When starting any new business venture, there are a lot of things to consider, from your goals to your staff, to your standards for the end product. Starting a horizontal grinding operation is no different. In fact, there may be even more things to consider than your average startup.
In previous articles, we’ve covered the necessary considerations for buying a horizontal grinder. However, if you’ve just begun thinking about starting a grinding business, there are several factors to examine that will help determine whether the operation will be a profitable venture.
Your operational goal is one of the most important issues to consider before starting a horizontal grinding operation. Are you aiming for waste and volume reduction or a secondary product that can be sold? Both are worthwhile reasons for starting a grinding operation but identifying your goal early will help inform other decisions down the line.
If you frequently deal with the tipping fees associated with transporting your material to a landfill, a horizontal grinder can help reduce that cost. Ground material takes up less space, allowing you to fit more into the same space as unground material. You’re paying the same for tipping fees but grinding the material before disposal means you can transport more material for your money.

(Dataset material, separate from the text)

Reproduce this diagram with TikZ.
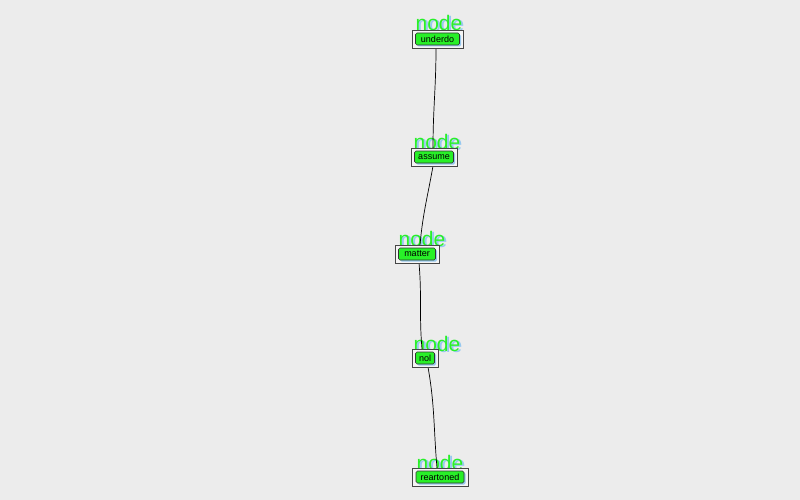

Alternatively, you can turn that ground material into a product that can be sold alongside your main venture. For example, a construction and demolition company might look to reduce the cost of their tipping fees. They could pre-grind the material for easier and more efficient disposal, or they could turn their wood waste into a profitable secondary product, like mulch, and avoid tipping fees altogether.
Feedstock Access and End Product Market
Feedstock access and the market for your end product are factors that are both indicative of whether or not a grinding operation will be profitable. Ask yourself:
- Do I have enough of my material to make grinding worthwhile?

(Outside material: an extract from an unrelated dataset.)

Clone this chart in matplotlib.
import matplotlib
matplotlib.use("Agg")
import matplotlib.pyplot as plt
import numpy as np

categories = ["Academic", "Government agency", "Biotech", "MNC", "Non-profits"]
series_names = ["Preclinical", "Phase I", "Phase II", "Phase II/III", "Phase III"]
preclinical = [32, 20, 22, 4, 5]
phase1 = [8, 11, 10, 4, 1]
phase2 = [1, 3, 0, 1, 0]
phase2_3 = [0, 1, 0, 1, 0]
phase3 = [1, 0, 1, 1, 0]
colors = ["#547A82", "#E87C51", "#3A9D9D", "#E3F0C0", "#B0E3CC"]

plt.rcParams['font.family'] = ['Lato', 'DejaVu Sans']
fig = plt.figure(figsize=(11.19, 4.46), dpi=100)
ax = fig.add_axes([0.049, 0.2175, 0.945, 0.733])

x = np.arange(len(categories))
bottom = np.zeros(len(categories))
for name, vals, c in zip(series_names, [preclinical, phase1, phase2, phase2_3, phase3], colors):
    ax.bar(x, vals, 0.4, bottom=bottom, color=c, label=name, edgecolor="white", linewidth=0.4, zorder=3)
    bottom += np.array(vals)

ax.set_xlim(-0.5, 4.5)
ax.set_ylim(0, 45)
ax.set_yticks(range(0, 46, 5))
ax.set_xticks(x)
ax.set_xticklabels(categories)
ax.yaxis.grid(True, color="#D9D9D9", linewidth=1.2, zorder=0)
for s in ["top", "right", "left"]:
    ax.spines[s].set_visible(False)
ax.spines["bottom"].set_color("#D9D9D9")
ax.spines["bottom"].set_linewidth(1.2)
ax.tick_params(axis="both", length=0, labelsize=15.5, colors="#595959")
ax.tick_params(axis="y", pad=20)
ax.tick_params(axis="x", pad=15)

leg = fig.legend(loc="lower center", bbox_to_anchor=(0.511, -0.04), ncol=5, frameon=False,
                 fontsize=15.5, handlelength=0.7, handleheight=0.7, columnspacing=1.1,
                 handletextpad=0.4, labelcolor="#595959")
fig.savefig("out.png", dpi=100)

- Can I count on a steady, consistent stream of feedstock?
If the answer to either of those questions is no, you may need to consider other methods of obtaining additional feedstock. Some operations utilize roll-off services, while others offer an opportunity for the community to dispose of unwanted material instead of having it taken to a landfill.

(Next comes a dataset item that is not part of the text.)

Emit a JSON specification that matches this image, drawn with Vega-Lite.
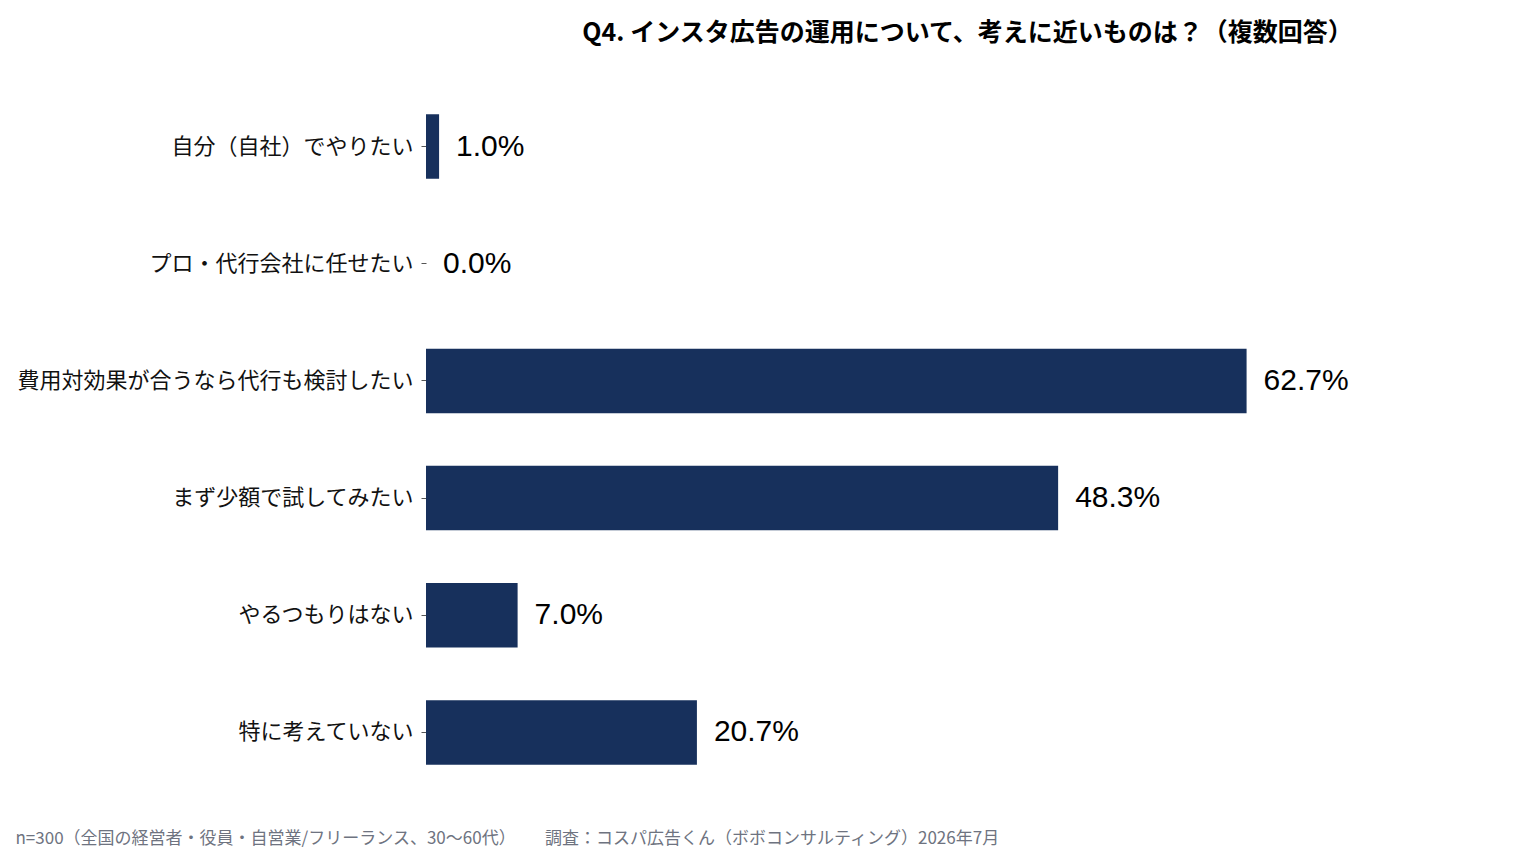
{
  "$schema": "https://vega.github.io/schema/vega-lite/v6.json",
  "autosize": "none",
  "padding": {"left": 426, "top": 88, "right": 63, "bottom": 67},
  "width": 1047,
  "height": 703,
  "background": "white",
  "config": {
    "view": {"stroke": null},
    "font": "Noto Sans CJK JP"
  },
  "title": {
    "text": "Q4. インスタ広告の運用について、考えに近いものは？（複数回答）",
    "fontSize": 25,
    "fontWeight": "bold",
    "color": "#000000",
    "anchor": "middle",
    "dx": 18,
    "offset": 42
  },
  "data": {
    "values": [
      {"option": "自分（自社）でやりたい", "share": 0.010},
      {"option": "プロ・代行会社に任せたい", "share": 0.000},
      {"option": "費用対効果が合うなら代行も検討したい", "share": 0.627},
      {"option": "まず少額で試してみたい", "share": 0.483},
      {"option": "やるつもりはない", "share": 0.070},
      {"option": "特に考えていない", "share": 0.207}
    ]
  },
  "encoding": {
    "y": {
      "field": "option",
      "type": "nominal",
      "sort": null,
      "scale": {"paddingInner": 0.45, "paddingOuter": 0.225},
      "axis": {
        "title": null,
        "domain": false,
        "ticks": true,
        "tickSize": 5,
        "tickColor": "#555555",
        "labelPadding": 8,
        "labelFontSize": 22,
        "labelColor": "#111111",
        "labelLimit": 600
      }
    },
    "x": {
      "field": "share",
      "type": "quantitative",
      "scale": {"domain": [0, 0.8]},
      "axis": {
        "domain": false,
        "ticks": false,
        "labels": false,
        "grid": false,
        "title": "n=300（全国の経営者・役員・自営業/フリーランス、30〜60代）　　 調査：コスパ広告くん（ボボコンサルティング）2026年7月",
        "titleFontSize": 17,
        "titleFontWeight": "normal",
        "titleColor": "#6e7380",
        "titleAlign": "left",
        "titleBaseline": "middle",
        "titleX": -411,
        "titleY": 47
      }
    }
  },
  "layer": [
    {"mark": {"type": "bar", "color": "#17305c"}},
    {
      "mark": {"type": "text", "align": "left", "baseline": "middle", "dx": 17, "fontSize": 30, "font": "Liberation Sans", "color": "#000000"},
      "encoding": {"text": {"field": "share", "type": "quantitative", "format": ".1%"}}
    }
  ]
}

If your goal is to sell a secondary product, you’ll also need a solid understanding of what the market looks like for your end product. Is there demand in your geographic area, or will shipping costs need to be factored in? Are there competitors already present in the market? Is there an untapped niche you can fill? The answers to these questions will help you determine if there’s an audience for your end product, which will ultimately decide whether your operation is profitable.
While considering your potential operation’s budget, you’ll need to factor in operational costs. If you don’t plan to run the horizontal grinder yourself, you’ll need to hire a dedicated operation, one who’s either experienced or ready to learn.
As with any large machine, maintenance costs are also at play. The extent of that maintenance can vary depending on whether you invest in a diesel or electric grinder, as there are different tasks associated with each. Either way, Rotochopper can help you stay on top of grinder maintenance with our preventative maintenance program. In addition, our remote monitoring system RotoLink™ allows grinder operators to track small maintenance needs before they turn into larger, more costly repairs.
Lastly, consider the additional features you may want to purchase alongside your horizontal grinder. These features can streamline your operation and reduce downtime, recouping their cost over time. For instance, if you plan to produce mulch, a bagger is a worthwhile investment. If you plan to process unsorted C&D material, you may want to consider solutions for ferrous metal removal.
Potential For Expansion
The last consideration on our list looks to the future of your horizontal grinding operation. Do you plan to expand your operation? Or, even if you don’t plan to, is there potential for expansion in the future? These are important questions to consider when it comes to buying your horizontal grinder. The larger the grinder, the more feedstock it will be able to process in a timely manner.
If expansion is a factor, you’ll need to decide whether to:
- Initially purchase a larger grinder with the intent to grow into it
- Purchase a smaller grinder with the intent to upgrade later
Thankfully, Rotochopper makes it easy to plan your business with the future in mind. There is no shortage of options when it comes to the size of your grinder, and when the time comes to upgrade, we offer business owners the chance to trade in their equipment.
Your Horizontal Grinding Partner
When you’ve made the decision to start a horizontal grinding operation, the company you choose to work with is just as important as your choice of machine. As a factory-direct company, Rotochopper provides our partners with the tools they need to succeed. From ease of ordering replacement parts to expert, responsive service technicians, Rotochopper is committed to supporting our customers in every way we can.